Serious question, is the power density of optical fiber really that high?

I've seen this technique used for sensors (, wouldn't have thought it would work well for something like this.

Comment Pretty generic to start with (Score 1) 549

To be fair, the name of the app is "Wi-Fi Sync", and the icon is arrows in a circle (used for the Time Machine icon, for example) with Apple's own wi-fi icon in the middle. I'm thinking there's some sampling going on in both directions. Ironically, if Mr. Hughes' app hadn't been around, Apple might have come up with a more creative name and icon.

Apple may have ripped him off to some degree, but they may have already been planning this feature. As other posters have pointed out, also, they rejected his app because it didn't meet their guidelines, which is a separate topic.

Comment This seems really important (Score 2, Insightful) 121

Hey, I've got an idea. How about we stop acting like ready access to TV shows and movies is an inalienable right? Or like we're being repressed as a people when movie and TV studios make watching their content more difficult or comcast decides to limit access to the latest episode of your favorite show?

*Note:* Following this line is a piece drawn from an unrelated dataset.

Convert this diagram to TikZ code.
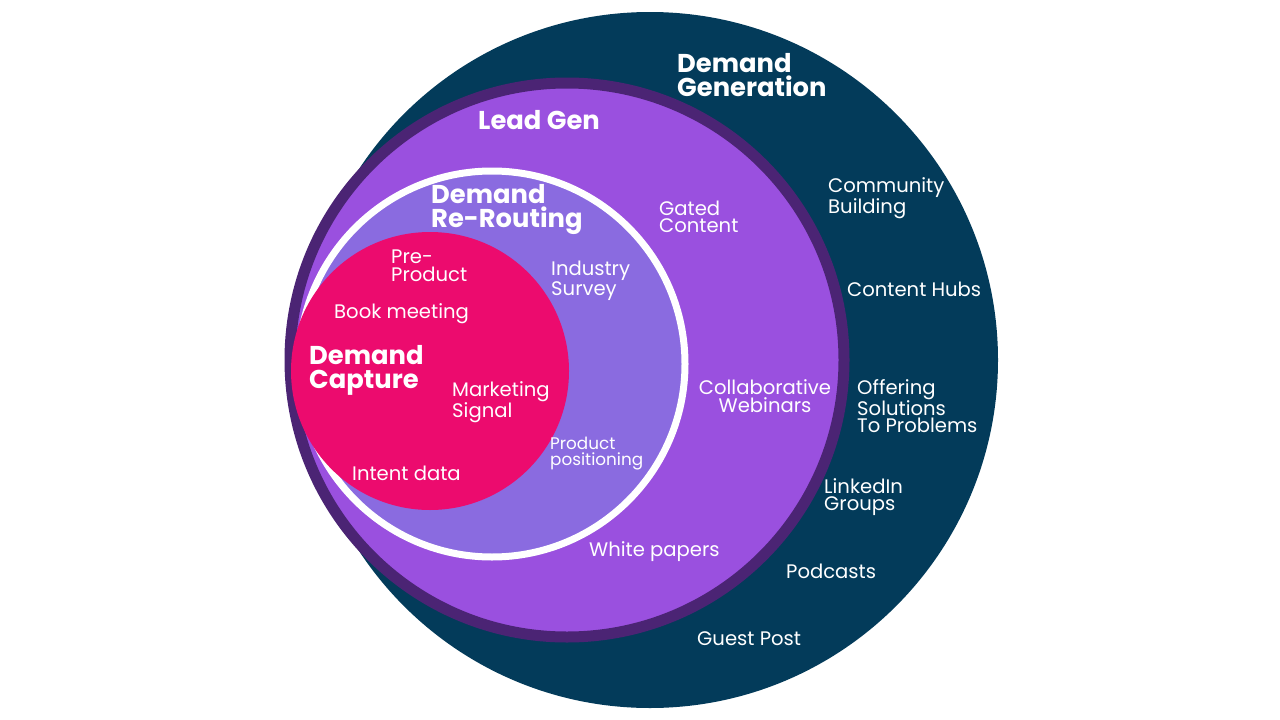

Comment ...except for the uControllers I use. (Score 3, Interesting) 249

I watched about half of his presentation. I was amused because on a lot of the slides he says something like "except on really low end embedded CPUs." I spend a lot of my time programming (frequently in assembly) for these exact very low end CPUs. I haven't had to do much with 8-bit cores, fortunately, but I've been doing a lot of programming on a 16-bit microcontroller lately (EMC eSL).

I suspect the way I'm programming these chips is a lot like how you would have programmed a desktop CPU in about 1980, except that I get to run all the tools on a computer with a clock speed 100x the chip I'm programming (and at least 1000x the performance). I am constantly amazed by how little we pay for these devices: ~10 Mips, 32k RAM, 128k Program memory, 1MB data memory and they're $1.

But they do have a 3-stage pipeline, so I guess some of what Dr. Cliff says still applies.

Comment Hard to make this transparent and cheap (Score 1) 55

This is a neat piece of technology. It looks to me like they've used a grid of electrodes + FSR ink to create an array of force sensing resistors.

I'm guessing: isolate a pair of electrodes (an X and a Y), and measure the resistance between them to get a reading of the pressure applied at that point. Scan the entire pad to get a pressure map.

This would be really cool for a touch screen interface, except for the fact that IT WOULD BE TOTALLY OPAQUE! The FSR ink is black. Maybe a thin enough layer could be used to be transparent and ITO electrodes could be used. I'm not sure. Sounds more expensive.